Quid du futur ? Les espoirs de Nikola Jokic
Reste à envisager le futur, puisque tous les records sont faits pour être battus. Est-il envisageable de revoir un pivot terminer passeur le plus prolifique sur une saison ?
Tous nos espoirs reposent sur Nikola Jokic. Depuis son entrée dans la ligue, en 2015, sa moyenne de passes décisives n’a fait qu’augmenter : de 2,6 par rencontre lors de sa première saison à 7,5 aujourd’hui. Le style de Jokic, joueur sans grande qualité athlétique mais extrêmement technique, lui permettra peut-être, à l’avenir, d’effacer des tablettes les records de Wilt Chamberlain en la matière. Néanmoins, vu les statistiques actuelles de certains joueurs, comme Russell Westbrook ou James Harden, il semble impossible que Jokic puisse conclure une saison au premier rang des passeurs.

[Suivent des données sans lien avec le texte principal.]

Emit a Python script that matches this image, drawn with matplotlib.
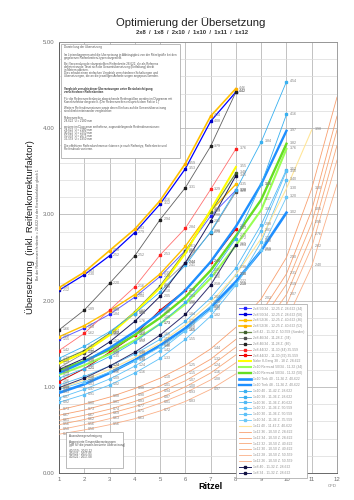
import matplotlib
matplotlib.use("Agg")
import matplotlib.pyplot as plt
from matplotlib.patches import Rectangle
from matplotlib.ticker import MultipleLocator, FormatStrFormatter

plt.rcParams['font.family'] = ['Liberation Sans', 'DejaVu Sans']

ritzel_ticks = list(range(1, 13))

# Übersetzungen je Ritzel
blau_klein = [1.55, 1.68, 1.84, 2.04, 2.28, 2.58, 2.98, 3.28]
blau_gross = [2.12, 2.30, 2.52, 2.79, 3.12, 3.53, 4.08, 4.42]
gold_klein = [1.58, 1.71, 1.88, 2.07, 2.31, 2.63, 3.04, 3.35]
gold_gross = [2.15, 2.33, 2.58, 2.83, 3.16, 3.59, 4.14, 4.46]
oliv = [1.29, 1.42, 1.62, 1.87, 2.17, 2.57, 3.03, 3.48]
grau_klein = [1.22, 1.39, 1.62, 1.85, 2.16, 2.44, 2.79, 3.26]
grau_gross = [1.66, 1.89, 2.20, 2.52, 2.94, 3.31, 3.79, 4.42]
rot_gross = [1.42, 1.62, 1.89, 2.16, 2.53, 2.84, 3.29, 3.76]
rot_klein = [1.06, 1.21, 1.40, 1.60, 1.89, 2.12, 2.45, 2.83]
gelb = [1.27, 1.40, 1.60, 1.86, 2.15, 2.55, 3.05, 3.55]
gruen_hell = [1.14, 1.25, 1.38, 1.54, 1.73, 1.96, 2.26, 2.64, 3.05, 3.76]
gruen = [1.19, 1.30, 1.43, 1.60, 1.80, 2.04, 2.35, 2.75, 3.17, 3.82]
blau10_klein = [0.93, 1.03, 1.16, 1.31, 1.48, 1.68, 1.92, 2.22, 2.58, 3.02]
blau10_gross = [1.16, 1.29, 1.45, 1.64, 1.86, 2.12, 2.45, 2.86, 3.35, 3.97]
hellblau_1 = [1.33, 1.47, 1.64, 1.85, 2.10, 2.41, 2.80, 3.28, 3.84, 4.54]
hellblau_2 = [1.10, 1.21, 1.35, 1.52, 1.73, 1.98, 2.30, 2.72, 3.35, 4.16]
hellblau_3 = [1.02, 1.12, 1.24, 1.38, 1.55, 1.76, 2.03, 2.38, 2.88, 3.52]
hellblau_4 = [0.87, 0.97, 1.09, 1.24, 1.42, 1.65, 1.93, 2.30, 2.81, 3.50]
hellblau_5 = [0.82, 0.91, 1.02, 1.16, 1.33, 1.55, 1.82, 2.18, 2.68, 3.40]
hellblau_6 = [0.97, 1.06, 1.17, 1.30, 1.46, 1.65, 1.89, 2.19, 2.59, 3.20]
hellgelb = [0.98, 1.08, 1.20, 1.34, 1.51, 1.72, 1.98, 2.30, 2.72, 3.30, 3.98]
lachs_1 = [0.73, 0.80, 0.88, 0.98, 1.10, 1.25, 1.44, 1.69, 2.02, 2.50, 3.30, 4.36]
lachs_2 = [0.67, 0.73, 0.81, 0.90, 1.01, 1.15, 1.32, 1.55, 1.86, 2.31, 3.05, 4.14]
lachs_3 = [0.61, 0.67, 0.74, 0.83, 0.94, 1.07, 1.24, 1.46, 1.76, 2.19, 2.90, 3.98]
lachs_4 = [0.56, 0.62, 0.69, 0.77, 0.87, 1.00, 1.16, 1.37, 1.66, 2.07, 2.76, 3.80]
lachs_5 = [0.50, 0.56, 0.63, 0.71, 0.81, 0.93, 1.08, 1.28, 1.55, 1.95, 2.62, 3.63]
lachs_6 = [0.45, 0.50, 0.56, 0.63, 0.72, 0.83, 0.97, 1.15, 1.40, 1.77, 2.40, 3.35]
navy_1 = [1.20, 1.33, 1.52, 1.76, 2.05, 2.44, 2.92, 3.45]
navy_2 = [0.99, 1.10, 1.24, 1.40, 1.60, 1.84, 2.18, 2.65]

serien = [blau_klein, blau_gross, gold_klein, gold_gross, oliv, grau_klein, grau_gross,
          rot_gross, rot_klein, gelb, gruen_hell, gruen, blau10_klein, blau10_gross,
          hellblau_1, hellblau_2, hellblau_3, hellblau_4, hellblau_5, hellblau_6,
          hellgelb, lachs_1, lachs_2, lachs_3, lachs_4, lachs_5, lachs_6, navy_1, navy_2]

namen = [
    "2x8 50/34 - 12-25 Z. 28-622 (34)", "2x8 50/34 - 12-25 Z. 28-622 (50)",
    "2x8 52/36 - 12-25 Z. 40-622 (36)", "2x8 52/36 - 12-25 Z. 40-622 (52)",
    "1x8 42 - 11-32 Z. 50-559 (Sonder)", "2x8 46/34 - 11-28 Z. (34)",
    "2x8 46/34 - 11-28 Z. (46)", "2x8 44/32 - 11-30 (44) 35-559",
    "2x8 44/32 - 11-30 (32) 35-559", "Nabe 8-Gang 38 - 18 Z. 28-622",
    "2x10 Rennrad 50/34 - 11-32 (34)", "2x10 Rennrad 50/34 - 11-32 (50)",
    "1x10 Trek 40 - 11-36 Z. 40-622", "1x10 Trek 48 - 11-36 Z. 40-622",
    "1x10 40 - 11-42 Z. 28-622", "1x10 38 - 11-36 Z. 28-622",
    "1x10 36 - 11-36 Z. 40-622", "1x10 32 - 11-36 Z. 50-559",
    "1x10 30 - 11-36 Z. 50-559", "1x10 34 - 11-36 Z. 35-559",
    "1x11 40 - 11-42 Z. 40-622", "1x12 36 - 10-50 Z. 28-622",
    "1x12 34 - 10-50 Z. 28-622", "1x12 32 - 10-50 Z. 40-622",
    "1x12 30 - 10-50 Z. 40-622", "1x12 28 - 10-50 Z. 50-559",
    "1x12 26 - 10-50 Z. 50-559", "1x8 40 - 11-32 Z. 28-622",
    "1x8 34 - 11-32 Z. 28-622"]

# Farbe, Linienbreite, Marker, Markerfarbe
stile = [
    ("#6060FF", 0.7, "s", "#2020FF"), ("#0000FF", 0.9, "s", "#0000CC"),
    ("#FFC000", 1.0, "s", "#FFC000"), ("#FFC000", 1.2, "s", "#FFB000"),
    ("#6F8F4F", 0.9, "s", "#3F5F2F"), ("#909090", 0.6, "s", "#505050"),
    ("#606060", 0.6, "s", "#202020"), ("#FF7070", 0.6, "s", "#FF2020"),
    ("#C00000", 0.7, "s", "#FF0000"), ("#FFFF00", 1.5, None, None),
    ("#99FF55", 1.5, None, None), ("#66DD22", 1.7, None, None),
    ("#1E8FFF", 1.9, None, None), ("#1E8FFF", 1.7, None, None),
    ("#38B0F0", 0.6, "s", "#38B0F0"), ("#38B0F0", 0.6, "s", "#38B0F0"),
    ("#4FB8F5", 0.6, "s", "#4FB8F5"), ("#5CC0F8", 0.6, "s", "#5CC0F8"),
    ("#5CC0F8", 0.6, "s", "#5CC0F8"), ("#6AC8F8", 0.6, "s", "#6AC8F8"),
    ("#FFE699", 0.8, None, None), ("#F8A070", 0.6, None, None),
    ("#F8A070", 0.6, None, None), ("#F8A878", 0.6, None, None),
    ("#F8A878", 0.6, None, None), ("#FAB088", 0.6, None, None),
    ("#FAB088", 0.6, None, None), ("#1F1F5F", 0.7, "s", "#101040"),
    ("#2F2F6F", 0.7, "s", "#101040")]

fig = plt.figure(figsize=(3.54, 5.0), dpi=100)
ax = fig.add_axes([59/354, 1-473/500, (337-59)/354, (473-42)/500])

for werte, name, (farbe, lw, mk, mfarbe) in zip(serien, namen, stile):
    xs = list(range(1, len(werte) + 1))
    ax.plot(xs, werte, color=farbe, lw=lw, marker=mk, ms=1.5 if mk else 0,
            mfc=mfarbe, mec=mfarbe, label=name, zorder=3)
    for x, v in zip(xs, werte):
        # Werte unter dem Legendenkasten sind verdeckt
        if 7.5 < x < 11.5 and v < 2.0:
            continue
        t = ax.annotate(f"{v:.2f}", (x, v), xytext=(2.5, 0.5), textcoords="offset points",
                        fontsize=2.6, color="#808080", va="center", zorder=4)
        t.set_clip_on(True)
        t.set_clip_box(ax.bbox)

ax.set_xlim(1, 12)
ax.set_ylim(0, 5)
ax.set_xticks(ritzel_ticks)
ax.yaxis.set_major_locator(MultipleLocator(1))
ax.yaxis.set_minor_locator(MultipleLocator(0.2))
ax.yaxis.set_major_formatter(FormatStrFormatter("%.2f"))
ax.grid(which="major", axis="both", color="#B8B8B8", lw=0.6, zorder=0)
ax.grid(which="minor", axis="y", color="#DADADA", lw=0.5, zorder=0)
ax.tick_params(which="both", length=0, labelsize=4.3, labelcolor="#707070", pad=3)
for s in ax.spines.values():
    s.set_color("#909090")
    s.set_linewidth(0.6)
ax.spines["left"].set_color("#505050")
ax.spines["bottom"].set_color("#505050")

ax.set_xlabel("Ritzel", fontsize=6.5, fontweight="bold", labelpad=1)
ax.xaxis.set_label_coords((210-59)/(337-59), -0.022)

fig.text(0.54, 0.955, "Optimierung der Übersetzung", ha="center", va="center",
         fontsize=8.2, color="#202020")
fig.text(0.542, 0.936, "2x8  /  1x8  /  2x10  /  1x10  /  1x11  /  1x12", ha="center",
         va="center", fontsize=4.2, fontweight="bold", color="#303030")
fig.text(0.085, 0.545, "Übersetzung  (inkl. Reifenkorrekturfaktor)", rotation=90,
         ha="center", va="center", fontsize=6.8, color="#202020")
fig.text(0.106, 0.55, "Bei der Referenzreifenbreite = 28-622 ist der Korrekturfaktor gleich 1",
         rotation=90, ha="center", va="center", fontsize=2.6, color="#505050")
fig.text(332/354, 1-486/500, "CFD", ha="center", va="center", fontsize=3.2, color="#808080")

# Textkasten oben links
fig.patches.append(Rectangle((61/354, 1-158/500), (180-61)/354, (158-44)/500,
                             transform=fig.transFigure, fc="white", ec="#A0A0A0",
                             lw=0.5, zorder=5))
info_zeilen = [
    (47, "Darstellung der Übersetzung", False),
    (55, "Im Liniendiagramm wird die Übersetzung in Abhängigkeit von der Ritzelgröße bei den", False),
    (58, "gegebenen Reifenbreiten/-typen dargestellt.", False),
    (64, "Bei Verwendung der dargestellten Reifenbreite 28-622, die als Referenz", False),
    (67, "definiert wurde, lässt sich die Gesamtübersetzung (Entfaltung) direkt", False),
    (70, "in Metern ablesen.", False),
    (73, "Dies erlaubt einen einfachen Vergleich verschiedener Schaltungen und", False),
    (76, "Übersetzungen, die an die jeweiligen Anforderungen angepasst werden.", False),
    (89, "Vergleich verschiedener Übersetzungen unter Berücksichtigung", True),
    (92, "verschiedener Reifenbreiten", True),
    (99, "Für die Referenzreifenbreite abweichende Reifengrößen werden im Diagramm mit", False),
    (102, "Korrekturfaktor dargestellt. (Der Referenzreifen entspricht dem Faktor 1.)", False),
    (108, "Weitere Reifendimensionen sowie deren Einfluss auf die Gesamtübersetzung", False),
    (111, "sind direkt miteinander vergleichbar.", False),
    (118, "Referenzreifen:", False),
    (121, "28-622  U = 2180 mm", False),
    (127, "weitere im Diagramm enthaltene, zugrundeliegende Reifendimensionen:", False),
    (130, "28-622  U = 2180 mm", False),
    (133, "40-622  U = 2250 mm", False),
    (136, "50-559  U = 2075 mm", False),
    (139, "35-559  U = 1950 mm", False),
    (146, "Die effektiven Reifendurchmesser können je nach Reifentyp, Reifenbreite und", False),
    (149, "Reifendruck variieren.", False),
]
for py, txt, fett in info_zeilen:
    fig.text(64/354, 1-py/500, txt, ha="left", va="center", fontsize=2.1,
             color="#303030" if fett else "#505050",
             fontweight="bold" if fett else "normal", zorder=6)

# Kasten unten links
fig.patches.append(Rectangle((66/354, 1-468/500), (123-66)/354, (468-432)/500,
                             transform=fig.transFigure, fc="white", ec="#A0A0A0",
                             lw=0.5, zorder=5))
kasten_zeilen = [
    (435.5, "Ausnahmegenehmigung"),
    (442, "Aggregierte Gesamtübersetzungen"),
    (445, "(gilt für die jeweils breiteste Übersetzung)"),
    (451, "40-559 : 2012-12"),
    (454, "40-622 : 2017-05"),
    (457, "40-622 : 2017-08"),
]
for py, txt in kasten_zeilen:
    fig.text(69/354, 1-py/500, txt, ha="left", va="center", fontsize=2.2,
             color="#505050", zorder=6)

leg = ax.legend(loc="upper left", bbox_to_anchor=(234/354, 1-302/500),
                bbox_transform=fig.transFigure, fontsize=2.4, handlelength=3.8,
                labelspacing=0.56, borderpad=0.9, handletextpad=0.5,
                frameon=True, fancybox=False, edgecolor="#A0A0A0", framealpha=1)
leg.set_zorder(10)
leg.get_frame().set_linewidth(0.5)
for t in leg.get_texts():
    t.set_color("#909090")

fig.savefig("out.png", dpi=100)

Son seul salut viendrait d’une avalanche de blessures, qui frapperait ses concurrents directs, à l’instar de ce dont Wilt Chamberlain a bénéficié en 1968. En attendant, celui qui honorera sans doute sa première sélection au match des étoiles constitue le principal concurrent de Chamberlain en matière de passes décisives. Parviendra-t-il à lui subtiliser d’autres records ? A ce sujet, gageons que quel que soit l’endroit où il repose, Wilt Chamberlain dort sans tourment.